# Will she or won't she?



## MollyMuiMa (Oct 13, 2012)

We will be with you in spirit for sure!!!! GOOD LUCK!!!


----------



## Liz (Oct 2, 2010)

Good luck, Judy! Can't wait to hear how you do!


----------



## zooeysmom (Jan 3, 2014)

Will be thinking of you! I have a feeling you'll get it!


----------



## lily cd re (Jul 23, 2012)

I am so glad that you were able to go over and show Jazz the setting and that she was happy while she was there. I wish you great success! I will be waiting for news with everyone's fingers, toes and paws all crossed here.


----------



## Poodlebeguiled (May 27, 2013)

How exciting! You guys have done super duper! I send you my very best wishes for yet another. But if it doesn't happen, have fun anyhow. There's always next time. Good luck to you!


----------



## JudyD (Feb 3, 2013)

YES!! More later.


----------



## Muggles (Mar 14, 2015)

Congrats!!


----------



## lily cd re (Jul 23, 2012)

Awesome!!!! I can't wait to hear the details. I hope you still plan to take your run tomorrow. You paid for it and now that you have nothing to lose you will be amazed at how relaxed you will be.


----------



## Mfmst (Jun 18, 2014)

Wonderful! Can't wait to hear the deets. Congratulations!


----------



## Liz (Oct 2, 2010)

:congrats: Can't wait to hear more!


----------



## JudyD (Feb 3, 2013)

Here's the story! Morning classes ran over, so the afternoon sessions got started an hour later than scheduled--the "after noon" sessions didn't start until 2:30, our class didn't start until around 5:00. Made for a long day, but Jazz was comfortable and calm all afternoon, slept in her crate off and on, greeted familiar and unfamiliar people, behaved very well...until we finally went into the ring. It looked and felt to me that she was slow, sloppy, and distracted, so when we walked out, I was sure we hadn't qualified. Wrong! There were four dogs in the Novice A class. She had an 87, not spectacular, but much better than I'd have guessed, and...it was the high score! I know Novice A dogs get a pass on things that would disqualify Novice B, but, hey, we'll take it! Now she's Jazz after Midnight, CGC, RN. Yay, Jazzie!


----------



## patk (Jun 13, 2013)

congratz judyd and jazz! keep on rockin'!


----------



## lily cd re (Jul 23, 2012)

A dogs don't get passes on things that would NQ B dogs! Judges are supposed to view you the same way, so you did better than you are giving yourself credit for. Showing in the afternoon can be a drag since often things run off schedule.


----------



## Poodlebeguiled (May 27, 2013)

*Wooooo hooooo! CONGRATULATIONS!!! 

What a wonderful dog you have and such a fine working relationship you two must have. Well done! I'm very happy and excited right along with you girl! *


----------



## West U (Jul 30, 2014)

Have fun. It was sometimes hard for me to relax and just have fun. Congrats:adore:


----------



## Axeldog (Aug 29, 2014)

Oh JudyD and Jazz, huge congratulations!!! 
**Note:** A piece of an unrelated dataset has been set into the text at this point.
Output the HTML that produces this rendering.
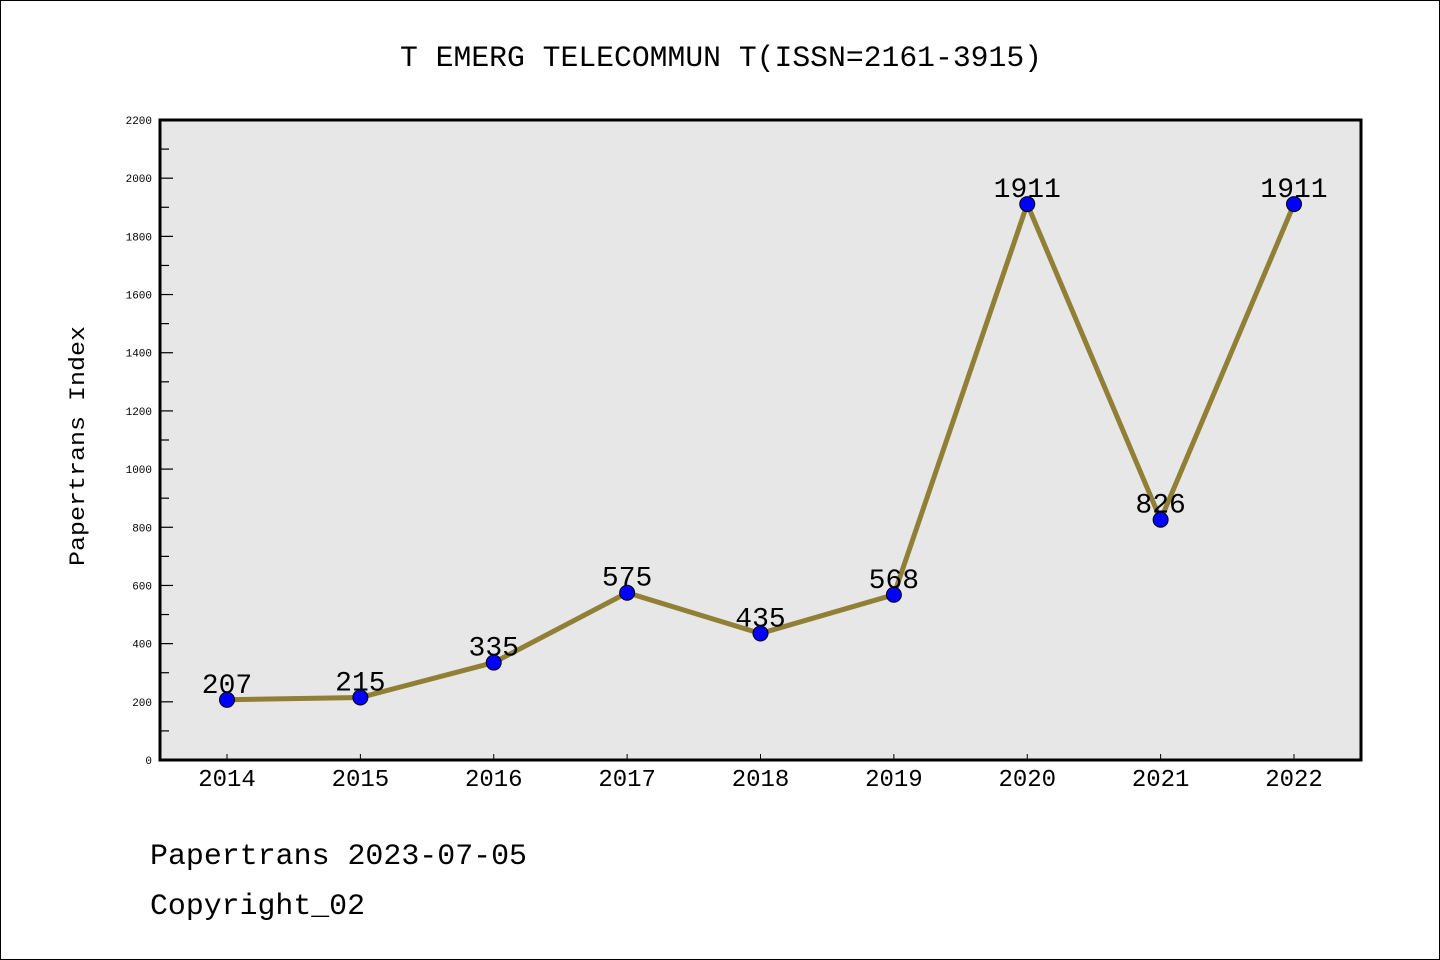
<!DOCTYPE html>
<html><head><meta charset="utf-8"><style>
html,body{margin:0;padding:0;background:#fff}
svg{display:block}
text{font-family:"Liberation Mono","DejaVu Sans Mono",monospace}
</style></head><body>
<svg id="chart" width="1440" height="960" xmlns="http://www.w3.org/2000/svg">
<rect x="0.5" y="0.5" width="1439" height="959" fill="#fff" stroke="#000"/>
<text x="721" y="66" text-anchor="middle" font-size="30" textLength="642" lengthAdjust="spacingAndGlyphs">T EMERG TELECOMMUN T(ISSN=2161-3915)</text>
<rect x="160" y="120" width="1201" height="640" fill="#e7e7e7"/>
<g id="axes"></g>
<g id="series"></g>
<rect x="160" y="120" width="1201" height="640" fill="none" stroke="#000" stroke-width="3"/>
<text transform="translate(84,446) rotate(-90)" text-anchor="middle" font-size="22" textLength="240" lengthAdjust="spacingAndGlyphs">Papertrans Index</text>
<text x="150" y="864" font-size="30" textLength="377" lengthAdjust="spacingAndGlyphs">Papertrans 2023-07-05</text>
<text x="150" y="914" font-size="30" textLength="215" lengthAdjust="spacingAndGlyphs">Copyright_02</text>
</svg>
<script>
const years=["2014","2015","2016","2017","2018","2019","2020","2021","2022"];
const values=[207,215,335,575,435,568,1911,826,1911];
const yTicks=[0,200,400,600,800,1000,1200,1400,1600,1800,2000,2200];
const NS="http://www.w3.org/2000/svg";
const x0=227,x1=1294,yMin=0,yMax=2200,py0=760,py1=120;
function xs(i){return x0+(x1-x0)*i/(years.length-1);}
function ys(v){return py0-(v-yMin)/(yMax-yMin)*(py0-py1);}
function mk(tag,attrs,parent){const e=document.createElementNS(NS,tag);for(const k in attrs)e.setAttribute(k,attrs[k]);parent.appendChild(e);return e;}
const axes=document.getElementById('axes'),series=document.getElementById('series');
yTicks.forEach((v,i)=>{
  const t=mk('line',{x1:160,x2:173,y1:ys(v),y2:ys(v),stroke:'#000','stroke-width':1.2},axes);
  
  
  const l=mk('text',{x:152,y:ys(v)+4,'text-anchor':'end','font-size':11,'font-family':'DejaVu Sans, sans-serif'},axes);
  l.textContent=v;
  
  
  if(i<yTicks.length-1){
    const mv=(v+yTicks[i+1])/2;
    const m=mk('line',{x1:160,x2:169,y1:ys(mv),y2:ys(mv),stroke:'#000','stroke-width':1.2},axes);
    
    
  }
});
years.forEach((y,i)=>{
  const t=mk('line',{x1:xs(i),x2:xs(i),y1:760,y2:754,stroke:'#000','stroke-width':1},axes);
  
  
  const l=mk('text',{x:xs(i),y:786,'text-anchor':'middle','font-size':24,'font-family':'DejaVu Sans, sans-serif'},axes);
  l.textContent=y;
  
  
});
const pl=mk('polyline',{points:values.map((v,i)=>xs(i)+','+ys(v)).join(' '),fill:'none',stroke:'#917f35','stroke-width':5,'stroke-linejoin':'round'},series);


values.forEach((v,i)=>{
  const c=mk('circle',{cx:xs(i),cy:ys(v),r:7.5,fill:'#0000ff',stroke:'#000','stroke-width':1},series);
  
  
  const l=mk('text',{x:xs(i),y:ys(v)-7,'text-anchor':'middle','font-size':28,'font-family':'DejaVu Sans, sans-serif'},series);
  l.textContent=v;
  
  
});
</script>
</body></html>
I know you must feel on top of the world. So happy for you and Jazz to have achieved this goal. Woo hoo!


----------



## MollyMuiMa (Oct 13, 2012)

YAY!!! YOU DID IT!!!! Good job, both of ya!


----------



## Mfmst (Jun 18, 2014)

That's an amazing result for any dog that has had to stay crated until 5:00! Well done!


----------



## JudyD (Feb 3, 2013)

lily cd re said:


> A dogs don't get passes on things that would NQ B dogs! Judges are supposed to view you the same way, so you did better than you are giving yourself credit for. Showing in the afternoon can be a drag since often things run off schedule.
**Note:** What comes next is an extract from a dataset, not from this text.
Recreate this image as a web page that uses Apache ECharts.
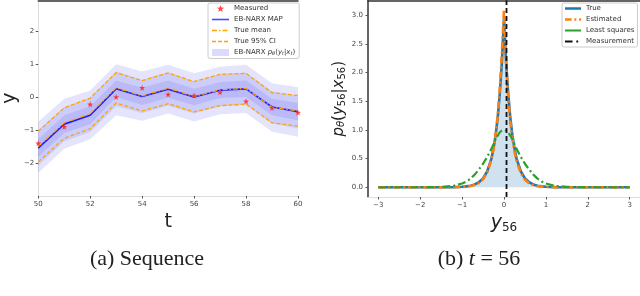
<!DOCTYPE html>
<html><head><meta charset="utf-8">
<script src="https://cdn.jsdelivr.net/npm/echarts@6/dist/echarts.min.js"></script>
<style>html,body{margin:0;padding:0;background:#fff}#c{width:640px;height:296px}</style>
</head><body><div id="c"></div>
<script>
// ---- left panel: sequence ----
const tSteps = [50,51,52,53,54,55,56,57,58,59,60];
const measured = [-1.4,-0.9,-0.22,0.0,0.28,0.08,0.05,0.15,-0.13,-0.33,-0.47];
const mapMean  = [-1.55,-0.82,-0.55,0.25,0.02,0.24,0.0,0.21,0.25,-0.3,-0.44];
const trueMean = [-1.5,-0.78,-0.5,0.28,0.04,0.27,0.02,0.22,0.26,-0.31,-0.42];
const ciUpper  = [-1.04,-0.33,-0.03,0.74,0.5,0.73,0.47,0.69,0.72,0.13,0.05];
const ciLower  = [-1.97,-1.25,-0.96,-0.18,-0.42,-0.2,-0.45,-0.26,-0.21,-0.78,-0.88];
const outerUp  = [-0.75,-0.05,0.2,1.0,0.78,0.98,0.72,0.92,0.98,0.42,0.3];
const outerLo  = [-2.3,-1.57,-1.28,-0.55,-0.72,-0.5,-0.74,-0.52,-0.48,-1.05,-1.2];
const midUp    = [-1.0,-0.3,-0.02,0.78,0.52,0.76,0.48,0.7,0.74,0.18,0.05];
const midLo    = [-2.08,-1.34,-1.06,-0.28,-0.48,-0.26,-0.5,-0.28,-0.24,-0.8,-0.95];
const innUp    = [-1.28,-0.55,-0.28,0.5,0.28,0.5,0.25,0.45,0.5,-0.05,-0.18];
const innLo    = [-1.82,-1.09,-0.82,0.0,-0.24,-0.02,-0.25,-0.03,0.0,-0.55,-0.7];
const leftYTicks = [-2,-1,0,1,2];
const leftXTicks = [50,52,54,56,58,60];

// ---- right panel: density at t = 56 ----
const densX    = [-3,-2.5,-2,-1.5,-1.2,-1.0,-0.9,-0.8,-0.7,-0.6,-0.5,-0.4,-0.3,-0.25,-0.2,-0.15,-0.1,-0.05,0,0.05,0.1,0.15,0.2,0.25,0.3,0.4,0.5,0.6,0.7,0.8,0.9,1.0,1.2,1.5,2,2.5,3];
const densTrue = [0,0,0,0.001,0.003,0.008,0.015,0.027,0.05,0.087,0.156,0.28,0.5,0.68,0.91,1.22,1.64,2.19,2.95,2.19,1.64,1.22,0.91,0.68,0.5,0.28,0.156,0.087,0.05,0.027,0.015,0.008,0.003,0.001,0,0,0];
const densEst  = [0,0,0,0.001,0.002,0.006,0.011,0.021,0.04,0.073,0.14,0.26,0.49,0.67,0.92,1.25,1.72,2.35,3.1,2.2,1.6,1.15,0.85,0.62,0.46,0.245,0.13,0.07,0.038,0.02,0.011,0.006,0.002,0.001,0,0,0];
const densLS   = [0,0,0,0.006,0.025,0.065,0.1,0.15,0.22,0.31,0.41,0.53,0.67,0.75,0.84,0.9,0.96,0.99,1.0,0.99,0.96,0.9,0.84,0.75,0.67,0.53,0.41,0.31,0.22,0.15,0.1,0.065,0.025,0.006,0,0,0];
const measurementX = 0.06;
const rightYTicks = [0,0.5,1.0,1.5,2.0,2.5,3.0];
const rightXTicks = [-3,-2,-1,0,1,2,3];

const pairs = (xs, ys) => xs.map((x,i)=>[x, ys[i]]);
const star = 'path://M0,-10 L2.35,-3.24 L9.51,-3.09 L3.8,1.24 L5.88,8.09 L0,4 L-5.88,8.09 L-3.8,1.24 L-9.51,-3.09 L-2.35,-3.24 Z';
const bandCol = 'rgba(90,90,245,0.16)';
const tickLbl = {fontSize:7, color:'#444', fontFamily:'DejaVu Sans'};
const bandName = 'EB-NARX';
const minus = v => v<0 ? '\u2212'+(-v) : String(v);

// legend line icon drawn as an SVG image (2x resolution)
function lineIcon(color, width, dash){
  const svg = "<svg xmlns='http://www.w3.org/2000/svg' width='34' height='14'><line x1='0' y1='7' x2='34' y2='7' stroke='"+color+
    "' stroke-width='"+(width*2)+"'"+(dash?" stroke-dasharray='"+dash+"'":"")+"/></svg>";
  return 'image://data:image/svg+xml;charset=utf-8,' + encodeURIComponent(svg);
}

function band(lo, up, name){
  const data = tSteps.map((t,i)=>[t, lo[i], up[i]]);
  return {
    type:'custom', name:name, xAxisIndex:0, yAxisIndex:0, data:data, silent:true, z:1,
    itemStyle:{color:bandCol},
    encode:{x:0, y:[1,2]},
    renderItem:(params, api) => {
      if (params.dataIndex !== 0) return null;
      const top = data.map(d => api.coord([d[0], d[2]]));
      const bot = data.map(d => api.coord([d[0], d[1]])).reverse();
      return {type:'polygon', shape:{points:top.concat(bot)}, style:{fill:bandCol}};
    }
  };
}

const chart = echarts.init(document.getElementById('c'), null, {renderer:'canvas'});
chart.setOption({
  animation:false,
  backgroundColor:'#fff',
  grid:[
    {left:30, right:342, top:0.5, bottom:100},
    {left:368, right:0, top:0.5, bottom:99}
  ],
  xAxis:[
    {type:'value', gridIndex:0, min:50, max:60, splitLine:{show:false},
     axisLine:{show:true, onZero:false, lineStyle:{color:'#ddd', width:1}},
     axisTick:{customValues:leftXTicks, length:2.5, lineStyle:{color:'#555'}},
     axisLabel:{customValues:leftXTicks, ...tickLbl, margin:5},
     name:'t', nameLocation:'middle', nameGap:11, nameTextStyle:{fontSize:19, color:'#222', fontFamily:'DejaVu Sans'}},
    {type:'value', gridIndex:1, min:-3.245, max:3.245, splitLine:{show:false},
     axisLine:{show:true, onZero:false, lineStyle:{color:'#ddd', width:1}},
     axisTick:{customValues:rightXTicks, length:2.5, lineStyle:{color:'#555'}},
     axisLabel:{customValues:rightXTicks, ...tickLbl, margin:5, formatter:minus},
     name:'{y|y}{s|56}', nameLocation:'middle', nameGap:9,
     nameTextStyle:{rich:{y:{fontSize:19, fontStyle:'italic', color:'#222', fontFamily:'DejaVu Sans'}, s:{fontSize:12, color:'#222', fontFamily:'DejaVu Sans', padding:[8,0,0,0]}}}},
    {type:'value', gridIndex:0, position:'top', min:50, max:60, axisLine:{show:true, onZero:false, lineStyle:{color:'#333', width:1.5}}, axisTick:{show:false}, axisLabel:{show:false}, splitLine:{show:false}},
    {type:'value', gridIndex:1, position:'top', min:-3.245, max:3.245, axisLine:{show:true, onZero:false, lineStyle:{color:'#333', width:1.5}}, axisTick:{show:false}, axisLabel:{show:false}, splitLine:{show:false}}
  ],
  yAxis:[
    {type:'value', gridIndex:0, min:-3, max:2.93, splitLine:{show:false},
     axisLine:{show:true, onZero:false, lineStyle:{color:'#ddd', width:1}},
     axisTick:{show:true, customValues:leftYTicks, length:2.5, lineStyle:{color:'#555'}},
     axisLabel:{customValues:leftYTicks, ...tickLbl, margin:4, formatter:minus},
     name:'y', nameLocation:'middle', nameGap:13, nameTextStyle:{fontSize:19, color:'#222', fontFamily:'DejaVu Sans'}},
    {type:'value', gridIndex:1, min:-0.17, max:3.26, splitLine:{show:false},
     axisLine:{show:true, onZero:false, lineStyle:{color:'#333', width:1.5}},
     axisTick:{show:true, customValues:rightYTicks, length:2.5, lineStyle:{color:'#555'}},
     axisLabel:{customValues:rightYTicks, ...tickLbl, margin:5, formatter:v=>v.toFixed(1)},
     name:'{p|p}{th|θ}{t|(}{p|y}{s|56}{t||}{p|x}{s|56}{t|)}', nameLocation:'middle', nameGap:21,
     nameTextStyle:{rich:{
       p:{fontSize:15, fontStyle:'italic', color:'#222', fontFamily:'DejaVu Sans'},
       th:{fontSize:10, fontStyle:'italic', color:'#222', fontFamily:'DejaVu Sans', padding:[5,0,0,0]},
       t:{fontSize:15, color:'#222', fontFamily:'DejaVu Sans'},
       s:{fontSize:10, color:'#222', fontFamily:'DejaVu Sans', padding:[6,0,0,0]}}}}
  ],
  legend:[
    {left:208, top:3, orient:'vertical', itemGap:4, itemWidth:17, itemHeight:7, padding:[2,4,2,4],
     backgroundColor:'#fff', borderColor:'#ccc', borderWidth:1, borderRadius:2,
     textStyle:{fontSize:7, color:'#333', fontFamily:'DejaVu Sans',
       rich:{a:{fontSize:7, color:'#333', fontFamily:'DejaVu Sans'}, i:{fontSize:7, fontStyle:'italic', color:'#333', fontFamily:'DejaVu Sans'}, s:{fontSize:5, fontStyle:'italic', color:'#333', fontFamily:'DejaVu Sans', padding:[3,0,0,0]}}},
     formatter: n => n===bandName ? '{a|EB-NARX }{i|p}{s|θ}{a|(}{i|y}{s|t}{a||}{i|x}{s|t}{a|)}' : n,
     data:[{name:'Measured'},
           {name:'EB-NARX MAP', icon:lineIcon('#4a4aff',1.6,'')},
           {name:'True mean', icon:lineIcon('#ffa500',1.3,'10,4,3,4')},
           {name:'True 95% CI', icon:lineIcon('#ffa500',1.3,'8,4')},
           {name:bandName, icon:'rect', itemStyle:{color:'rgba(90,90,245,0.22)'}}]},
    {left:562, top:3, orient:'vertical', itemGap:4, itemWidth:16, itemHeight:7, padding:[2,3,2,3],
     backgroundColor:'#fff', borderColor:'#ccc', borderWidth:1, borderRadius:2,
     textStyle:{fontSize:7, color:'#333', fontFamily:'DejaVu Sans'},
     data:[{name:'True', icon:lineIcon('#1f77b4',2.4,'')},
           {name:'Estimated', icon:lineIcon('#ff7f0e',2.4,'14,6,4,6')},
           {name:'Least squares', icon:lineIcon('#2ca02c',2.2,'')},
           {name:'Measurement', icon:lineIcon('#111',2,'16,8,4,8')}]}
  ],
  series:[
    band(outerLo, outerUp, bandName),
    band(midLo, midUp, 'mid band'),
    band(innLo, innUp, 'inner band'),
    {type:'line', name:'EB-NARX MAP', xAxisIndex:0, yAxisIndex:0, data:pairs(tSteps, mapMean), symbol:'none',
     lineStyle:{color:'#1a1aff', width:1.6}, itemStyle:{color:'#1a1aff'}, z:3},
    {type:'line', name:'True mean', xAxisIndex:0, yAxisIndex:0, data:pairs(tSteps, trueMean), symbol:'none',
     lineStyle:{color:'#ffa500', width:1.3, type:[5,2,1.5,2]}, itemStyle:{color:'#ffa500'}, z:4},
    {type:'line', name:'True 95% CI', xAxisIndex:0, yAxisIndex:0, data:pairs(tSteps, ciUpper), symbol:'none',
     lineStyle:{color:'#ffa500', width:1.3, type:[4,2]}, itemStyle:{color:'#ffa500'}, z:4},
    {type:'line', name:'True 95% CI', xAxisIndex:0, yAxisIndex:0, data:pairs(tSteps, ciLower), symbol:'none',
     lineStyle:{color:'#ffa500', width:1.3, type:[4,2]}, itemStyle:{color:'#ffa500'}, z:4},
    {type:'scatter', name:'Measured', xAxisIndex:0, yAxisIndex:0, data:pairs(tSteps, measured), symbol:star, symbolSize:6,
     itemStyle:{color:'#ff1a1a'}, z:5},

    {type:'line', name:'True', xAxisIndex:1, yAxisIndex:1, data:pairs(densX, densTrue), symbol:'none',
     lineStyle:{color:'#1f77b4', width:2.6}, areaStyle:{color:'rgba(31,119,180,0.3)', origin:0}, itemStyle:{color:'#1f77b4'}, z:2},
    {type:'line', name:'Estimated', xAxisIndex:1, yAxisIndex:1, data:pairs(densX, densEst), symbol:'none',
     lineStyle:{color:'#ff7f0e', width:2.6, type:[7,3,2,3]}, itemStyle:{color:'#ff7f0e'}, z:3},
    {type:'line', name:'Least squares', xAxisIndex:1, yAxisIndex:1, data:pairs(densX, densLS), symbol:'none',
     lineStyle:{color:'#2ca02c', width:2.2, type:[8,3,2,3]}, itemStyle:{color:'#2ca02c'}, z:3},
    {type:'line', name:'Measurement', xAxisIndex:1, yAxisIndex:1, data:[[measurementX,-0.17],[measurementX,3.26]], symbol:'none',
     lineStyle:{color:'#111', width:1.8, type:[5,3]}, itemStyle:{color:'#111'}, z:4}
  ],
  graphic:[
    {type:'text', x:147, y:259, style:{text:'(a) Sequence', font:'22px "Liberation Serif"', fill:'#222', textAlign:'center', textVerticalAlign:'middle'}},
    {type:'text', x:479, y:259, style:{text:'{n|(b) }{i|t}{n| = 56}', textAlign:'center', textVerticalAlign:'middle',
      rich:{n:{font:'22px "Liberation Serif"', fill:'#222'}, i:{font:'italic 22px "Liberation Serif"', fill:'#222'}}}}
  ]
});
</script></body></html>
Really, Catherine? For some reason, I thought Novice A was slightly less demanding than Novice B. Wow, Jazzie did do better than I thought. Rich shot a video of our run, but my ICloud storage maxed out before the end, so the last couple of stations were missing. I've watched it over and over, and the parts she did correctly looked good, but the "front" 1-2-3 steps backward and the "front" finish left she really didn't want to do, and it was obvious. We must have stumbled through well enough to satisfy the judge, anyway.

I didn't go back for the Sunday trials. Jazz and I were both tired (and there was a killer stage of the Tour de France this morning), so we stayed home. One of our trainers, at some point, said it's possible, if you finish a title, to move your scheduled second run to another trial. If that's true, I wish now we'd gone back and tried Novice Obedience. Well, next time...


----------



## lily cd re (Jul 23, 2012)

The standards for judging are supposed to be the same for A and B. I suppose some judges may have duller pencils for A than B, but that isn't what is supposed to be.

The Tour stage was wild, wasn't it! The weather at the end looked awful and too bad for Contador having to abandon.


----------



## JudyD (Feb 3, 2013)

lily cd re said:


> The standards for judging are supposed to be the same for A and B. I suppose some judges may have duller pencils for A than B, but that isn't what is supposed to be.
> 
> The Tour stage was wild, wasn't it! The weather at the end looked awful and too bad for Contador having to abandon.


No kidding--five big mountains and then going from 106 degrees to pouring rain and hail on the last climb must have been fairly awful. If Contador hadn't already withdrawn because he was sick, the weather would probably have done him in. Good thing tomorrow is a rest day.


----------



## lily cd re (Jul 23, 2012)

Yes, tomorrow being the rest day makes the Contador abandon all the more frustrating for him and his team I imagine. There is all sorts of interesting sport to watch this weekend. The Formula 1 race at Silverstone just ended. Lewis Hamilton just won his 2nd consecutive race putting him very close to his teammate Nico Rosberg in the driver standings. They clearly have no love lost for each other. I am sure this won't help Rosberg's mood any.


----------



## Myleen (Apr 30, 2016)

Best of luck Judy!!!!! Hope by the end of the event you are wearing a big smile!!!!!


----------



## Myleen (Apr 30, 2016)

lol... I'm a bit behind here....

CONGRATS Judy!!!! Way to go!


----------



## Streetcar (Apr 13, 2014)

Congratulations, JudyD and Jazz!!!! You did a great job and I love seeing Jazz's new title .


----------